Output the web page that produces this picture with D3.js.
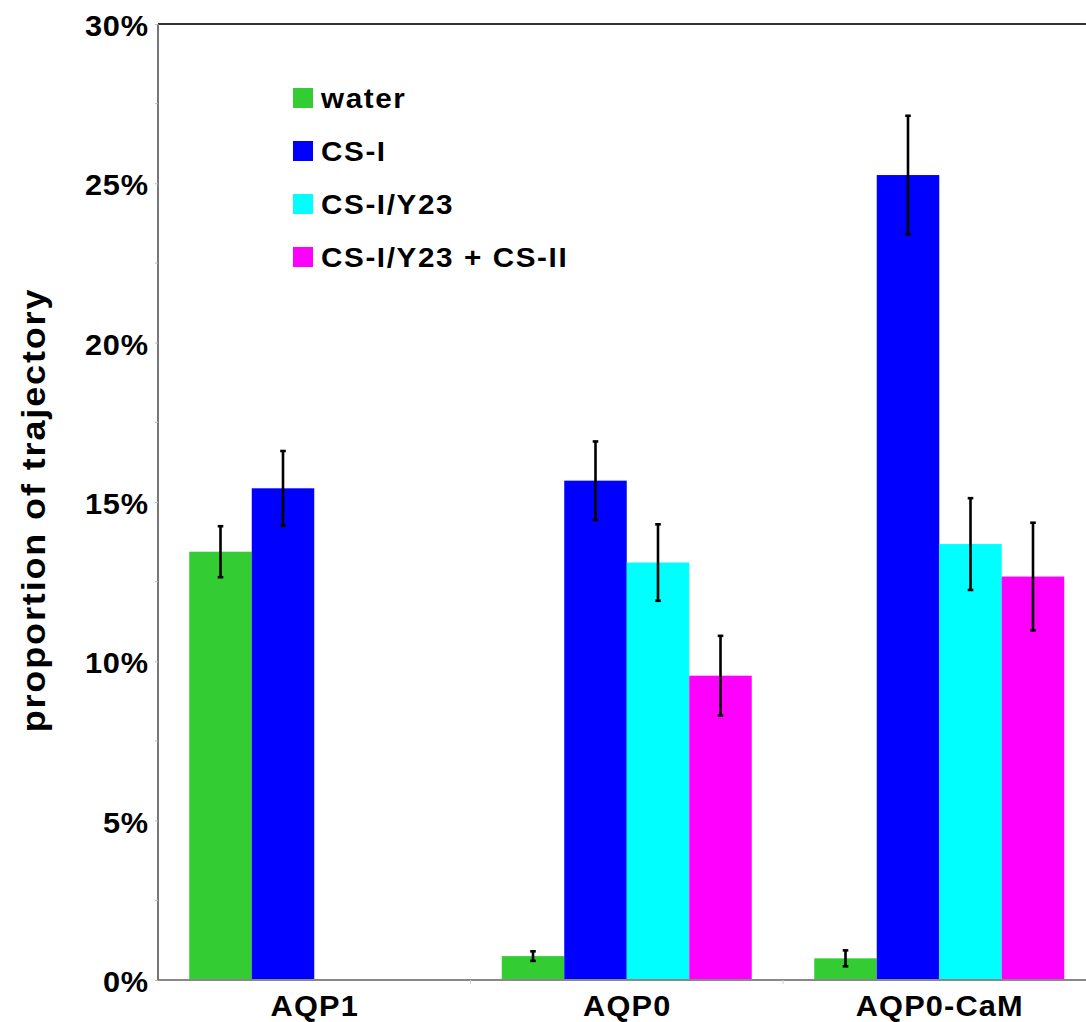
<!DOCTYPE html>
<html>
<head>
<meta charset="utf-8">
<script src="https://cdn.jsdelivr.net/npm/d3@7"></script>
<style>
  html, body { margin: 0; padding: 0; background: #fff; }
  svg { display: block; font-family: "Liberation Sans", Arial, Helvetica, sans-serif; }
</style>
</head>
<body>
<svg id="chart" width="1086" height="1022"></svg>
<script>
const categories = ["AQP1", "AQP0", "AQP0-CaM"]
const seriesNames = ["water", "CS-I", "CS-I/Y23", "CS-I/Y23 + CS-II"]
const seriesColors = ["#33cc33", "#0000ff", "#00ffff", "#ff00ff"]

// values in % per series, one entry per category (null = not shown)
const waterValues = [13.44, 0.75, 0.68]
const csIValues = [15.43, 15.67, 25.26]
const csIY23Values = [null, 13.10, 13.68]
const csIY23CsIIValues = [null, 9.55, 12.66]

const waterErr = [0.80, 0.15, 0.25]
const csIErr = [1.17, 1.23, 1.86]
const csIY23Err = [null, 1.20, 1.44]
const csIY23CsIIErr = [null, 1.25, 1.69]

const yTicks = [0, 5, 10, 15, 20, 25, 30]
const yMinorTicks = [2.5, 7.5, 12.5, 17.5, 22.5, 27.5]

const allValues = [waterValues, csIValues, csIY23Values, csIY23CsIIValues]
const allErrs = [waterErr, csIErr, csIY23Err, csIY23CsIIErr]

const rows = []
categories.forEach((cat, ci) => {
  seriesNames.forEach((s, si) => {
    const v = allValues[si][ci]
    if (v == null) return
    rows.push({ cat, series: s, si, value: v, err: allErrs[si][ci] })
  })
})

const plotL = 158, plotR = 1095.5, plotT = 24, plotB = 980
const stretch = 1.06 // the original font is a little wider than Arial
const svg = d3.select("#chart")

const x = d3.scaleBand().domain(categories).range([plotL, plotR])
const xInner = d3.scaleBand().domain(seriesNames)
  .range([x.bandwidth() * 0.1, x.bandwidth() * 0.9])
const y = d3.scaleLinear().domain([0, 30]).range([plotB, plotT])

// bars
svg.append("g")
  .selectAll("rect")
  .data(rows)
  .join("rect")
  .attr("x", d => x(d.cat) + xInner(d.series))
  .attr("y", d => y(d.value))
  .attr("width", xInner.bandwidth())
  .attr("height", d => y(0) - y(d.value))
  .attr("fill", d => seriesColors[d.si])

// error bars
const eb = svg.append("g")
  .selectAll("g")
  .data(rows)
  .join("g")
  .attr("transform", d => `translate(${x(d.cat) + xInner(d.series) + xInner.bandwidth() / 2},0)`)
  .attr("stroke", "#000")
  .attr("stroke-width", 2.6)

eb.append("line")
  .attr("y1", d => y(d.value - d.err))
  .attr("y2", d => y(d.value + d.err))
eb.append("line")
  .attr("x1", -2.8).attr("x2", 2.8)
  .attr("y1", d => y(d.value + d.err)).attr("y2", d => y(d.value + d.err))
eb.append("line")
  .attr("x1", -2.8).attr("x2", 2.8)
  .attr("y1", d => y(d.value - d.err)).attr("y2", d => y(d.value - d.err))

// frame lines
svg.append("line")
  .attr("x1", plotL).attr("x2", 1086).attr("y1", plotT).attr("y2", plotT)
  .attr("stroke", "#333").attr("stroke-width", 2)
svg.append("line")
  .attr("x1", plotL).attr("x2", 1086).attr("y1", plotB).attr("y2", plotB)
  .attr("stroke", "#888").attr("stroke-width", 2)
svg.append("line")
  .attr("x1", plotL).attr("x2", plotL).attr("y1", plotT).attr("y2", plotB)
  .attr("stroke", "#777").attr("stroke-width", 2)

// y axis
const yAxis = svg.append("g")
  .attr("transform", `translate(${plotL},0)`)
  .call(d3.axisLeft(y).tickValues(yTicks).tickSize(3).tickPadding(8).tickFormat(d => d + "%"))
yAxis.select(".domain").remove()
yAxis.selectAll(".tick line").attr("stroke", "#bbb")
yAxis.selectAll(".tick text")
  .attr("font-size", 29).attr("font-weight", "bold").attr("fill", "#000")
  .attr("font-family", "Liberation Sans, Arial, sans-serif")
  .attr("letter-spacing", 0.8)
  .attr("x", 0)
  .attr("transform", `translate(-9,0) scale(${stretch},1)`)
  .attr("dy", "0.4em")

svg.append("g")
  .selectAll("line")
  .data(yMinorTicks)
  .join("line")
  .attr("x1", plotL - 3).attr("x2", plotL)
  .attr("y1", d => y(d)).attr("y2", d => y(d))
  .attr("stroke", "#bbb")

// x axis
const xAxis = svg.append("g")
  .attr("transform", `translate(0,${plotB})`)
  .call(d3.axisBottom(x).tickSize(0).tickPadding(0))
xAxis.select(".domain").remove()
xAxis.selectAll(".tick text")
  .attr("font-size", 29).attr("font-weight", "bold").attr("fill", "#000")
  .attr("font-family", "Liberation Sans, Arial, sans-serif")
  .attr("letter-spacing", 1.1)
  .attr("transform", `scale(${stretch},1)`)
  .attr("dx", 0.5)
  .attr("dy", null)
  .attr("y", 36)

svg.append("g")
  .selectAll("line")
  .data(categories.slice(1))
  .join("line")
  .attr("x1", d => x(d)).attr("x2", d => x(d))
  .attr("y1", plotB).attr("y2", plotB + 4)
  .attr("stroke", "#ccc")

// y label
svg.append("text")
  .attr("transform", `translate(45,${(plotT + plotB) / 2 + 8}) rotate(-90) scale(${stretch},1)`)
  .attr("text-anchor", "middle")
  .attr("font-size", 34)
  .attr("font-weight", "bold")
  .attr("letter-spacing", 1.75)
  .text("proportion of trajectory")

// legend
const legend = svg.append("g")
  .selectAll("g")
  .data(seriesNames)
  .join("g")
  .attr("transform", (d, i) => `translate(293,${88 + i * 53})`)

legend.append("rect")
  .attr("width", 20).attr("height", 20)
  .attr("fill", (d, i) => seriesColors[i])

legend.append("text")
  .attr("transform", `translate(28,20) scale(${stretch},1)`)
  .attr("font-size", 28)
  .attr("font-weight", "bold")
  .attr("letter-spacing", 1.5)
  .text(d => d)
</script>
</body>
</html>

§

Written problem »
From the first line of the listing above, repeat every line through the one holding "const allErrs = [waterErr, csIErr, csIY23Err, csIY23CsIIErr]". Both ends count, and pictures stay out.

Written response »
Output the web page that produces this picture with D3.js.
<!DOCTYPE html>
<html>
<head>
<meta charset="utf-8">
<script src="https://cdn.jsdelivr.net/npm/d3@7"></script>
<style>
  html, body { margin: 0; padding: 0; background: #fff; }
  svg { display: block; font-family: "Liberation Sans", Arial, Helvetica, sans-serif; }
</style>
</head>
<body>
<svg id="chart" width="1086" height="1022"></svg>
<script>
const categories = ["AQP1", "AQP0", "AQP0-CaM"]
const seriesNames = ["water", "CS-I", "CS-I/Y23", "CS-I/Y23 + CS-II"]
const seriesColors = ["#33cc33", "#0000ff", "#00ffff", "#ff00ff"]

// values in % per series, one entry per category (null = not shown)
const waterValues = [13.44, 0.75, 0.68]
const csIValues = [15.43, 15.67, 25.26]
const csIY23Values = [null, 13.10, 13.68]
const csIY23CsIIValues = [null, 9.55, 12.66]

const waterErr = [0.80, 0.15, 0.25]
const csIErr = [1.17, 1.23, 1.86]
const csIY23Err = [null, 1.20, 1.44]
const csIY23CsIIErr = [null, 1.25, 1.69]

const yTicks = [0, 5, 10, 15, 20, 25, 30]
const yMinorTicks = [2.5, 7.5, 12.5, 17.5, 22.5, 27.5]

const allValues = [waterValues, csIValues, csIY23Values, csIY23CsIIValues]
const allErrs = [waterErr, csIErr, csIY23Err, csIY23CsIIErr]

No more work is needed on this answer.